Семен Петрович хотел, чтобы его оперировал только Алексей Сергеевич. Он говорил:
— Я долго ждал, чтобы попасть к вам…
Ничего не поделаешь. Теперь его может взять сам Павлищев. Хирург хоть куда, поистине золотые руки. К тому же любит оперировать желчный пузырь, у него эти операции получаются, как он говорит, художественно.
Для врача, естественно, все больные одинаковы, но сердцу не прикажешь: Алексею Сергеевичу чисто по-человечески одни были симпатичны, другие — нет. Ему, например, нравились светлые, всегда улыбающиеся глаза Сережи Фогеля, Сережин голос, нравилось шутить с ним, а вот Пекарников ему не нравился, и он боролся с собой, чтобы Пекарников не понял, как неприятны его суетливость, назойливые расспросы все об одном и том же — о том, как пройдет операция, и будет ли он совершенно здоров, и сколько времени займет операция, и сколько времени будет длиться послеоперационный период.
Не только врачей и сестер, но даже больных, которые, как известно, любят поговорить о своих недугах, раздражали обстоятельные рассказы Пекарникова о своем состоянии и ощущениях.
Он заведовал аптекой, а потому считал себя сведущим в медицине, врачей называл «коллегами» и пересыпал свою речь медицинскими терминами; говорил вместо «больно» — «болезненно» и вместо «покраснение» — «гиперемия», а вместо смертельного исхода употреблял выражение — летальный исход.

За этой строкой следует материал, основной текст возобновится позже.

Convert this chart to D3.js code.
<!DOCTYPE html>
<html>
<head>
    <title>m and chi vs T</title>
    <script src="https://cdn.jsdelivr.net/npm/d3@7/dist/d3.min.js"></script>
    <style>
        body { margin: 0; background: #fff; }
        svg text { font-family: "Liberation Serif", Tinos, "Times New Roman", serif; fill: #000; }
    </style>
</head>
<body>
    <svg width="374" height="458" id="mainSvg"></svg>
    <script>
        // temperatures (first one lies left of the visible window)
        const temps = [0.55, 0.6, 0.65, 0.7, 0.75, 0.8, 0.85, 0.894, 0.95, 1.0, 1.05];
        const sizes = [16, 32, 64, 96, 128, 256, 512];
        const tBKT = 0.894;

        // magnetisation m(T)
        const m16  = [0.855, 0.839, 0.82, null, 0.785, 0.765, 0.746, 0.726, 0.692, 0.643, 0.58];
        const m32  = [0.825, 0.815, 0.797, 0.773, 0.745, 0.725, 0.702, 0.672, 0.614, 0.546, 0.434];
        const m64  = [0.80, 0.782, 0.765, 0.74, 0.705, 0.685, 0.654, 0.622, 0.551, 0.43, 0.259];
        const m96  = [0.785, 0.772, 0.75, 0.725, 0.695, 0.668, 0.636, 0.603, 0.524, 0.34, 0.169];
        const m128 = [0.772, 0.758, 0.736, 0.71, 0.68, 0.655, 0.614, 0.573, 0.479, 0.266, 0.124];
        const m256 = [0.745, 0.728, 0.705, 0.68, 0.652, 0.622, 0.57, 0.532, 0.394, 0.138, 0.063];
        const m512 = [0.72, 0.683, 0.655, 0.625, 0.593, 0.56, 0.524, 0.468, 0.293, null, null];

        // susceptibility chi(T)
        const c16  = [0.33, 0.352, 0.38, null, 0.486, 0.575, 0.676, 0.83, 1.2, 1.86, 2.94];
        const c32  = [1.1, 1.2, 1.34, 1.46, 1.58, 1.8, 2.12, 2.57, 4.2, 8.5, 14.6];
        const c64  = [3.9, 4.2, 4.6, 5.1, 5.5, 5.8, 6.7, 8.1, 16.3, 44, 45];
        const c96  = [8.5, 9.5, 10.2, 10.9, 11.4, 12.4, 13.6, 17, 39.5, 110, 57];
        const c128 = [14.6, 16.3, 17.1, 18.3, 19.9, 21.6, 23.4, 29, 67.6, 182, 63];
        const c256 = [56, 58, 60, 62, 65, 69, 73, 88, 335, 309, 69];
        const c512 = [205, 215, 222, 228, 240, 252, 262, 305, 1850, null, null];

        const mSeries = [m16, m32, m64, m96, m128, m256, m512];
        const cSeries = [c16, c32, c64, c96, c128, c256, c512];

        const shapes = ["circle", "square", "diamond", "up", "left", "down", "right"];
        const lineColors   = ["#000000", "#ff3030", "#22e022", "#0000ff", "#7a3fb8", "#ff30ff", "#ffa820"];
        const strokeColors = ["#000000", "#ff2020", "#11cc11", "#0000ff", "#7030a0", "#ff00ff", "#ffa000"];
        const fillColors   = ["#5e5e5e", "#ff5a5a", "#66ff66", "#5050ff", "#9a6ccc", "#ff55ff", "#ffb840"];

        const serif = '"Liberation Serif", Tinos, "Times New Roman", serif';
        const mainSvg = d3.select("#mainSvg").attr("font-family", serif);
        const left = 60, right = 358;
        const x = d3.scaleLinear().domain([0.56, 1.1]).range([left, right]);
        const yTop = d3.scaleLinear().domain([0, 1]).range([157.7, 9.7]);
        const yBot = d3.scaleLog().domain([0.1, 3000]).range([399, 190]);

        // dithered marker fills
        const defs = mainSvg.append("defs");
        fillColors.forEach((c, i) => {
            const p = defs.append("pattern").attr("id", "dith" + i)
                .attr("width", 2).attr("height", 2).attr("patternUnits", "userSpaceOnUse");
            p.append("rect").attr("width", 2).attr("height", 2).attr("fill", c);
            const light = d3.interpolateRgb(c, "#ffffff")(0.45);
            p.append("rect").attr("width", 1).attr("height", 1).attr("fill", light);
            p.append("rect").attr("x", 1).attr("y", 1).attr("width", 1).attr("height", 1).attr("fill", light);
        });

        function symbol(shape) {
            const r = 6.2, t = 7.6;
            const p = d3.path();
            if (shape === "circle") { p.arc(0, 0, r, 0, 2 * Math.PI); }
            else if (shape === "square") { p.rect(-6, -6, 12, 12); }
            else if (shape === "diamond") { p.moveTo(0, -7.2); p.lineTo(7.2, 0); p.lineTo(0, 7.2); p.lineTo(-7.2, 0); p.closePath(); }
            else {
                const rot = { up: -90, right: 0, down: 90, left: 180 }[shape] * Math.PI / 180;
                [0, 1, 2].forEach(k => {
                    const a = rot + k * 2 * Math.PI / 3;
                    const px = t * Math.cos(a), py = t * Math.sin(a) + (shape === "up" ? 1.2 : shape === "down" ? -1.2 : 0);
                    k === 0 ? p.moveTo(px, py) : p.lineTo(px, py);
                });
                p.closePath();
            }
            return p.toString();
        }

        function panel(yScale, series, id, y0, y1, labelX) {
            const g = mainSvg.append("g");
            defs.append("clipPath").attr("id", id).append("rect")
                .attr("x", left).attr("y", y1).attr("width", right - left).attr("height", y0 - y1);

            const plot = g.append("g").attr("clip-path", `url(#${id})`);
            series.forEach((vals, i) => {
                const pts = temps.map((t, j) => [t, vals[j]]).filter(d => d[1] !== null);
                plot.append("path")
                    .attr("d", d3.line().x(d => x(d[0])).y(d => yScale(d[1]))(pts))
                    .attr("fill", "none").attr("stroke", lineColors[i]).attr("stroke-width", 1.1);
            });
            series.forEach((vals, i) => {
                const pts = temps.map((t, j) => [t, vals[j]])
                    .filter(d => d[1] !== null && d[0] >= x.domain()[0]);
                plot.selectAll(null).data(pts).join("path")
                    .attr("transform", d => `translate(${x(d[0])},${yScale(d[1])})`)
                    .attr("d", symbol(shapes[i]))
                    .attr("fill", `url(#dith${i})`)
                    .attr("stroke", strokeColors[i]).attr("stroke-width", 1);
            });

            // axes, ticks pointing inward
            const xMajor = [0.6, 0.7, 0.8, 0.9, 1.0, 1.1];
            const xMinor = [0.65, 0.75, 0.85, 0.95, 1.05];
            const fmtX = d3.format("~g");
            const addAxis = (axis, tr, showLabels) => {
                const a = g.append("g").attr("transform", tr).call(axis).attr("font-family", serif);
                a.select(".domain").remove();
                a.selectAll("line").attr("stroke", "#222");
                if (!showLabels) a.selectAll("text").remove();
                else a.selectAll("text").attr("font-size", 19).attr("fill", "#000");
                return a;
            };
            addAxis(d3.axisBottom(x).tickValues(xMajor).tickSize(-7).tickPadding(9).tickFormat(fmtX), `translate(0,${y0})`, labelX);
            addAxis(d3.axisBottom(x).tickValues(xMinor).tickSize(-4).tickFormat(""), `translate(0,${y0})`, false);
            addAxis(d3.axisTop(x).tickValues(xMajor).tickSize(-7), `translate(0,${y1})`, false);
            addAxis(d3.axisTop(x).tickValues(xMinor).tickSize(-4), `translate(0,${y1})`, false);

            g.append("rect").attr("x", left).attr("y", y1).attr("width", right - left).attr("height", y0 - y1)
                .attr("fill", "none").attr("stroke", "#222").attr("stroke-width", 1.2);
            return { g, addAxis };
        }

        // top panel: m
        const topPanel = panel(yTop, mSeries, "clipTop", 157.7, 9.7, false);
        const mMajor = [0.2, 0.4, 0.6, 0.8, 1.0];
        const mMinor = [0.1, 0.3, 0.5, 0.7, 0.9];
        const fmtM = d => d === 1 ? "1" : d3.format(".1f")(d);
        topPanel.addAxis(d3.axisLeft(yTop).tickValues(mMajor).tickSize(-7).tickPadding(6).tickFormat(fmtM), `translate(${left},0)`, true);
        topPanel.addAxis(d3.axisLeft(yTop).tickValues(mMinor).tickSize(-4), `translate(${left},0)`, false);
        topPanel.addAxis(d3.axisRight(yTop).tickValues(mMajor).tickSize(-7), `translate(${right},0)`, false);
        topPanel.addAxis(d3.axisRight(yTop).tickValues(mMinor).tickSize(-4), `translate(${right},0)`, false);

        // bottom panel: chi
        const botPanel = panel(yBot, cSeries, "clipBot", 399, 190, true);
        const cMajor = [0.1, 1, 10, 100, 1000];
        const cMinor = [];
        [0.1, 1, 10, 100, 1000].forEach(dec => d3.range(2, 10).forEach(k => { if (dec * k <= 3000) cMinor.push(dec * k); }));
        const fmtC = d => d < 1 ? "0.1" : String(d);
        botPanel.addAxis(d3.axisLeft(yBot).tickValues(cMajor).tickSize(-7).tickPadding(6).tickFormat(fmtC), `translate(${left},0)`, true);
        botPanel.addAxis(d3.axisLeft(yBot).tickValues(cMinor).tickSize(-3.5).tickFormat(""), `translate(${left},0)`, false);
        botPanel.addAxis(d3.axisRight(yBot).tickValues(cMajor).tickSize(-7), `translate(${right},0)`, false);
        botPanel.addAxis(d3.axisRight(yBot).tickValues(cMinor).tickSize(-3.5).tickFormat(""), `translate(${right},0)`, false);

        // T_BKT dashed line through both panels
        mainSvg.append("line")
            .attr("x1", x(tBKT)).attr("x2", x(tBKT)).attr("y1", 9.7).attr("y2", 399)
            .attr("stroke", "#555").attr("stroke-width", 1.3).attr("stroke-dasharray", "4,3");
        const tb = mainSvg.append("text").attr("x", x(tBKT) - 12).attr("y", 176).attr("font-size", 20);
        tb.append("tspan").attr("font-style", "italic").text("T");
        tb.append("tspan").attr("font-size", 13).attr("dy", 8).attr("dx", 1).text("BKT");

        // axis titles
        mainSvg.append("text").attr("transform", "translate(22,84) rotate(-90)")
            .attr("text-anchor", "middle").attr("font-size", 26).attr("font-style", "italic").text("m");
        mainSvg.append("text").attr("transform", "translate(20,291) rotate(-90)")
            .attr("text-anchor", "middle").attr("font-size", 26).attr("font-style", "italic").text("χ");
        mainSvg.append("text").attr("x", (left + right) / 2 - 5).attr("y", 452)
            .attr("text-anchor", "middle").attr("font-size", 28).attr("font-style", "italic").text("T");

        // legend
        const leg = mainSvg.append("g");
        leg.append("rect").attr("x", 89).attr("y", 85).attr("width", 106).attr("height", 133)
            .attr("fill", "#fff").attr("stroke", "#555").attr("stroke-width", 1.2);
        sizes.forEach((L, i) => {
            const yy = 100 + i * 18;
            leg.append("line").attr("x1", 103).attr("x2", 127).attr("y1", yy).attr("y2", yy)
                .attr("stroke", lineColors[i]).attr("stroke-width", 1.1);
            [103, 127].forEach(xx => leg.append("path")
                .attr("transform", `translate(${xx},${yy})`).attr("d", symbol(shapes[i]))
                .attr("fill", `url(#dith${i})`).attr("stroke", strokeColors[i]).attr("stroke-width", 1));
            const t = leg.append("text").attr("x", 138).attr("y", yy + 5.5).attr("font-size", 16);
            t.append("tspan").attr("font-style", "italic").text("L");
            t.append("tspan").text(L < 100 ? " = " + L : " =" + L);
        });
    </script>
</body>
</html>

Он был невероятно мнителен, поминутно щупал пульс, прислушивался к своем дыханию и говорил взволнованно:
— У меня страшная тахикардия с перемежающейся экстрасистолой…
Интересно, что скажет Пекарников, когда узнает, что его будет оперировать другой врач, не Алексей Сергеевич?
Мужик он скандальный, эгоцентрик, трясется над своей драгоценной особой, то-то поднимет бучу!
На миг Алексею Сергеевичу стало неловко перед самим собой, и он устыдился своей неприязни, которой врачу следовало избегать. Ведь сам же учил своих учеников: «Для врача нет врага и нет друга. Для него существует только одно — больной человек, который ждет помощи и лечения».
Он собрал исписанные листы, положил их в папку.
Надо будет еще подумать, прежде чем начать новый раздел, посмотреть некоторые книги, особенно последний труд академика Старцева.
Нужные книги находились в соседней комнате, в книжном шкафу. Это была маленькая, скудно обставленная комната: узенькая тахта, старинный книжный шкаф, принадлежавший еще отцу Алексея Сергеевича, крохотный письменный стол. На стене, во всю ширину, — географическая карта.
Здесь жил сын, вплоть до того дня, когда ушел на фронт.
Он не часто вспоминал о нем. Вернее, заставлял себя вспоминать о нем не часто. Это была как бы защитная реакция от неминуемой боли, появлявшейся каждый раз при мысли о сыне.
А теперь он ничего уже не боялся. Теперь он разрешил себе вспоминать мальчика таким, каким тот был.
Митя пошел в него — худой, узкоплечий. Бледное лицо, темные горящие глаза. Тяжелые веки. На вид — типичное профессорское дитя, неженка, баловень семьи, а на самом деле своевольный, самостоятельный, не признававший над собой никакой опеки.
Любил делать все по-своему. Своими руками. Только своими. Даже дырки на носках зашивал сам и не разрешал матери стирать ему трусы и майки.
— Я сам, — говорил он.
«Я сам» — эти два слова определяли сущность мальчика. Только сам, так, как он хочет, как умеет. Ни у кого не просил помощи, даже у отца.
С детства увлекался книгами о приключениях на суше и на море, став старше — пристрастился к мемуарам. Особенно любил мемуары великих полководцев, знаменитых политических деятелей.
Порой признавался отцу:
— Хочу быть изобретателем. Или генералом. Или летчиком первого класса!
Ему хотелось все сразу — изобретать, водить самолеты, строить дома, командовать армией.
Да, командовать армией. А на фронт ушел добровольцем, солдатом.
Алексей Сергеевич вспомнил этот день — 27 июля. Прошел только месяц с начала войны.
Митя сказал:
— Весь наш курс подал заявления, а взяли всего лишь шестерых.
— Тебя тоже? — спросил отец.
Митя ответил с гордостью:
— Да, меня тоже. Завтра утром, в восемь ноль-ноль.
Он учился тогда в архитектурном институте, сперва учился на филологическом факультете МГУ, потом бросил, со второго курса ушел в архитектурный.
Очень он был разбросанный. Все никак не мог подобрать себе дело по душе. Кто знает, вернись с войны, не пошел ли бы он на курсы шоферов, или в институт кинематографии, или в военную академию?